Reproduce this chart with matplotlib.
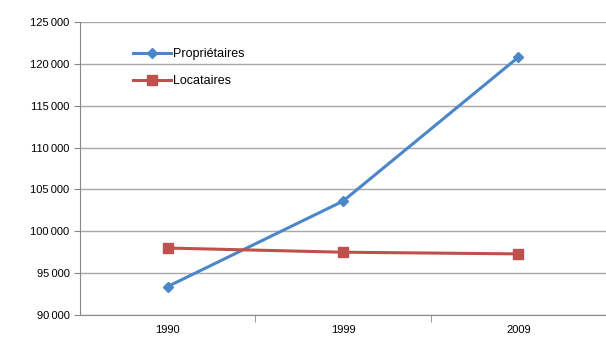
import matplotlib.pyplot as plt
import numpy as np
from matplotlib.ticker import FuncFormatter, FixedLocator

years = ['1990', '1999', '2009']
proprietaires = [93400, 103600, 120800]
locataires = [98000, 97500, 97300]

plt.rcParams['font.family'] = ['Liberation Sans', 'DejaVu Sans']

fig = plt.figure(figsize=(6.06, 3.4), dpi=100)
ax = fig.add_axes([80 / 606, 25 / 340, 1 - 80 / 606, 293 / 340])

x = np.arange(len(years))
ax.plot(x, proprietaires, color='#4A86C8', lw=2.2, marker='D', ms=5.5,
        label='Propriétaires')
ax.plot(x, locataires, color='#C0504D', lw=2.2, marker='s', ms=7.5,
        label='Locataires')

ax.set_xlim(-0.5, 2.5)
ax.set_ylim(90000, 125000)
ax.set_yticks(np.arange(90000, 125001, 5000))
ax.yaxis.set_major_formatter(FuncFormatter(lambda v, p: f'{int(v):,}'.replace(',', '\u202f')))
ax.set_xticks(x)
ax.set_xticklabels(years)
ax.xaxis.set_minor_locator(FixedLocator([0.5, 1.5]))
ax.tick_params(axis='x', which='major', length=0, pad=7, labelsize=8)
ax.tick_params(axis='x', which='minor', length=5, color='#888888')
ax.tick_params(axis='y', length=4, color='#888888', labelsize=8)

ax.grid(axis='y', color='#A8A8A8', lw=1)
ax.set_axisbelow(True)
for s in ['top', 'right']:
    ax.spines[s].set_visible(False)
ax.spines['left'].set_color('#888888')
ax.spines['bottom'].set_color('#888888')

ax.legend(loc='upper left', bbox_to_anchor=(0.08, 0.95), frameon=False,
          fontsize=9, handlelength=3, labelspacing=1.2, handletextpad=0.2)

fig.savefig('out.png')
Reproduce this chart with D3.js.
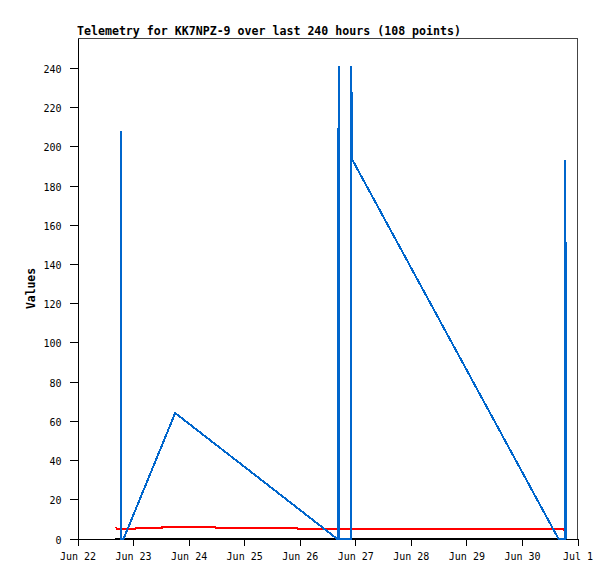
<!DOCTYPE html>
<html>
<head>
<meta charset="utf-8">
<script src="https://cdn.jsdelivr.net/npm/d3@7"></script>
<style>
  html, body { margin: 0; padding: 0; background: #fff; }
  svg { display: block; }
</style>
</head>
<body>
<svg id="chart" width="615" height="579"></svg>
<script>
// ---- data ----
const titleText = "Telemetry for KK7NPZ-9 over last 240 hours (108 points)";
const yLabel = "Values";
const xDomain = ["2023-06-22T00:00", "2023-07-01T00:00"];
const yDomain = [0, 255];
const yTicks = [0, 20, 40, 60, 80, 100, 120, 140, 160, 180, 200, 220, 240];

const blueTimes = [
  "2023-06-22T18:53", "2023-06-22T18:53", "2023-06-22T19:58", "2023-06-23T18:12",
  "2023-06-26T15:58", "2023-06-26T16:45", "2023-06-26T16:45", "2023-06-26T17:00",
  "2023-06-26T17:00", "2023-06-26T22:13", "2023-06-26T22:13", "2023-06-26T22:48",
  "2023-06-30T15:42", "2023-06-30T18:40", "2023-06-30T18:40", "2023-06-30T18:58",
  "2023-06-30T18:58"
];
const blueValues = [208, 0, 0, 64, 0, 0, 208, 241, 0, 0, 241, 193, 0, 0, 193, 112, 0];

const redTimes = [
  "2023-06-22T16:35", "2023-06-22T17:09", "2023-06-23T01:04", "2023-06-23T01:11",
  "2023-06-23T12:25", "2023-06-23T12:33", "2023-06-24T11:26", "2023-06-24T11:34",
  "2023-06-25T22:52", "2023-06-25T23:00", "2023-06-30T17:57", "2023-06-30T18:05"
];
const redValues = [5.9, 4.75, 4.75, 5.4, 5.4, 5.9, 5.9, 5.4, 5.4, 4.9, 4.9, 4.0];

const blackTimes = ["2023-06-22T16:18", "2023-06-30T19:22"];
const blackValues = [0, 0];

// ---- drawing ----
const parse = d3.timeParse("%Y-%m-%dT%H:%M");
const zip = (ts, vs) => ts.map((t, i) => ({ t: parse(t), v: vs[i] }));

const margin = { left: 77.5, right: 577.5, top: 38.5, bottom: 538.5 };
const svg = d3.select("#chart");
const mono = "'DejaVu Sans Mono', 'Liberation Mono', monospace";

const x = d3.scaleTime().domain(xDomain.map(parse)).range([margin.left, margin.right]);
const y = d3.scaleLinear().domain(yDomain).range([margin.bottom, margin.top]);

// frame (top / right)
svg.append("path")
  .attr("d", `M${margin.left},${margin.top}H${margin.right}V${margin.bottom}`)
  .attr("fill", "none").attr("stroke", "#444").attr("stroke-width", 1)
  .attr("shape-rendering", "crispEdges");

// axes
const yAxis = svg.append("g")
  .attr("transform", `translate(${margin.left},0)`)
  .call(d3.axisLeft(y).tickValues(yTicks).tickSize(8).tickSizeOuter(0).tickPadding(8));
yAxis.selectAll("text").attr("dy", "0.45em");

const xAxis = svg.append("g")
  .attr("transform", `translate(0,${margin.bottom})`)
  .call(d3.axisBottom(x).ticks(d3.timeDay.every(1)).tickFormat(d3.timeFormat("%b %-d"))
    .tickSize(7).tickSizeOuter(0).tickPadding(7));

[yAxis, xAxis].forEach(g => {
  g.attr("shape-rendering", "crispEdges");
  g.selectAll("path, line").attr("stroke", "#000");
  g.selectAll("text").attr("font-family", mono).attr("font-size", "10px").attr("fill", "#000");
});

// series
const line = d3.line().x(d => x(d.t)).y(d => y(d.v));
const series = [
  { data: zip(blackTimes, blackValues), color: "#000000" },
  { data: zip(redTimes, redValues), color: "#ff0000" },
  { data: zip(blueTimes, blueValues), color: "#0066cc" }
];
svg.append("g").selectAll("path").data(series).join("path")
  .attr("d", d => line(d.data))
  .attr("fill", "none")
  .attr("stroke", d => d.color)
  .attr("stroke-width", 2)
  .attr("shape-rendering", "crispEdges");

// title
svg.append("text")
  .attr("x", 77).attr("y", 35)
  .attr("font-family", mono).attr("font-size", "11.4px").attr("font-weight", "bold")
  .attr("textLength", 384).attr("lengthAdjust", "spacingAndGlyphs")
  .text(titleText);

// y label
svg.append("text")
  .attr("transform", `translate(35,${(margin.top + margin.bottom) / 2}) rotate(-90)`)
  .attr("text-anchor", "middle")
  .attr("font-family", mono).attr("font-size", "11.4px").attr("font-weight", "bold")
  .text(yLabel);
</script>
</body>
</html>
--------------------
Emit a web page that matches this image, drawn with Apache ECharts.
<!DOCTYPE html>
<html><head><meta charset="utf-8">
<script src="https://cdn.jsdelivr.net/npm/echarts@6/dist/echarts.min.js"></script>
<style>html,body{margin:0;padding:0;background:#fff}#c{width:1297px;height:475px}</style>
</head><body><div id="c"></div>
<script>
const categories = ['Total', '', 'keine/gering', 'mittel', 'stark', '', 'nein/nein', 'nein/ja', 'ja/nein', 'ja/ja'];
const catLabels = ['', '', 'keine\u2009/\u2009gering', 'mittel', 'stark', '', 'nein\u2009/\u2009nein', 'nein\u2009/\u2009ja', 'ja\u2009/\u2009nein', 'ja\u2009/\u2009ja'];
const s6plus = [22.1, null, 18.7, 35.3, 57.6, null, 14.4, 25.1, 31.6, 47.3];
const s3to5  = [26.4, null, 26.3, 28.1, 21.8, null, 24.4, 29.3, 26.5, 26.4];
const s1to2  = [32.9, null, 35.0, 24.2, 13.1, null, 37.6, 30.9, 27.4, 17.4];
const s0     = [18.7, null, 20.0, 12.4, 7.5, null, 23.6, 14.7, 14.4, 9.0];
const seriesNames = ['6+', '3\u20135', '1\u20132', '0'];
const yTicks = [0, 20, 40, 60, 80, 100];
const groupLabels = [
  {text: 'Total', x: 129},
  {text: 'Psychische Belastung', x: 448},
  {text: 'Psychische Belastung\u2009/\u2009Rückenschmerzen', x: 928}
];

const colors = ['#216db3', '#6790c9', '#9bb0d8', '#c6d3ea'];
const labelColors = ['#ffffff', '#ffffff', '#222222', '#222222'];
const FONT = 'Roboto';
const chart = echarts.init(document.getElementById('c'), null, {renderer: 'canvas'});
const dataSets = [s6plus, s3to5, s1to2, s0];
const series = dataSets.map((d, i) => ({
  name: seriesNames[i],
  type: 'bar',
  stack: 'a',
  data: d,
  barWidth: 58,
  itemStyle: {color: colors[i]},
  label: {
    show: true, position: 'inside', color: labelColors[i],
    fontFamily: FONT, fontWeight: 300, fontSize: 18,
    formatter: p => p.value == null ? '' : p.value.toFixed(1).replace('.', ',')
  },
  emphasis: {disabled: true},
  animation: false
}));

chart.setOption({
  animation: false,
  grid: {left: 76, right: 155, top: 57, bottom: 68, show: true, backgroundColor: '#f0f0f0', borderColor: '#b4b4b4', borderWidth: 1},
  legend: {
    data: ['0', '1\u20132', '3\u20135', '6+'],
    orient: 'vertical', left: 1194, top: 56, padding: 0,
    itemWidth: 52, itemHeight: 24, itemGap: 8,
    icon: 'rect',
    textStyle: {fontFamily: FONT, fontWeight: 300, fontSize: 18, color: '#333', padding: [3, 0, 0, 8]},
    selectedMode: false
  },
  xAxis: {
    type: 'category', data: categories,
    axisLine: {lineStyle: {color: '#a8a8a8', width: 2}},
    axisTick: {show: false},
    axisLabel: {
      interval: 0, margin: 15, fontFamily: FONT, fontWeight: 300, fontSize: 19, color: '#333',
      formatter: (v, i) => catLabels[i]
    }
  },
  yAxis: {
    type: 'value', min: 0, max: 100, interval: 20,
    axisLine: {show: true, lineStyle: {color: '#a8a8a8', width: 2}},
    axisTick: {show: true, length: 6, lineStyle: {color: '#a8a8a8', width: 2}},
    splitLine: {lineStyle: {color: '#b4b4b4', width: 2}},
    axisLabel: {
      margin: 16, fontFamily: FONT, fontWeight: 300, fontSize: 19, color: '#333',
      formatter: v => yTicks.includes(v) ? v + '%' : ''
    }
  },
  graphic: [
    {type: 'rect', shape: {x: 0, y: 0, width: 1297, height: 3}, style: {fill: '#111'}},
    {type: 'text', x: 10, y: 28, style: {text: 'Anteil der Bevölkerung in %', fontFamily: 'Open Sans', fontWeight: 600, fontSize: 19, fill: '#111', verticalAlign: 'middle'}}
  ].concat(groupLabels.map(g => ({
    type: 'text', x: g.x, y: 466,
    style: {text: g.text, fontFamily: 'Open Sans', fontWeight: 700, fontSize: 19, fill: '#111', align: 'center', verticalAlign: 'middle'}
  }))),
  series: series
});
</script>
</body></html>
--------------------
▸ Required task: Set down, without pictures, the lines between the line holding "Reproduce this chart with D3.js." and the line holding "200, 220, 240];", both inclusive.

▸ Correct answer:
Reproduce this chart with D3.js.
<!DOCTYPE html>
<html>
<head>
<meta charset="utf-8">
<script src="https://cdn.jsdelivr.net/npm/d3@7"></script>
<style>
  html, body { margin: 0; padding: 0; background: #fff; }
  svg { display: block; }
</style>
</head>
<body>
<svg id="chart" width="615" height="579"></svg>
<script>
// ---- data ----
const titleText = "Telemetry for KK7NPZ-9 over last 240 hours (108 points)";
const yLabel = "Values";
const xDomain = ["2023-06-22T00:00", "2023-07-01T00:00"];
const yDomain = [0, 255];
const yTicks = [0, 20, 40, 60, 80, 100, 120, 140, 160, 180, 200, 220, 240];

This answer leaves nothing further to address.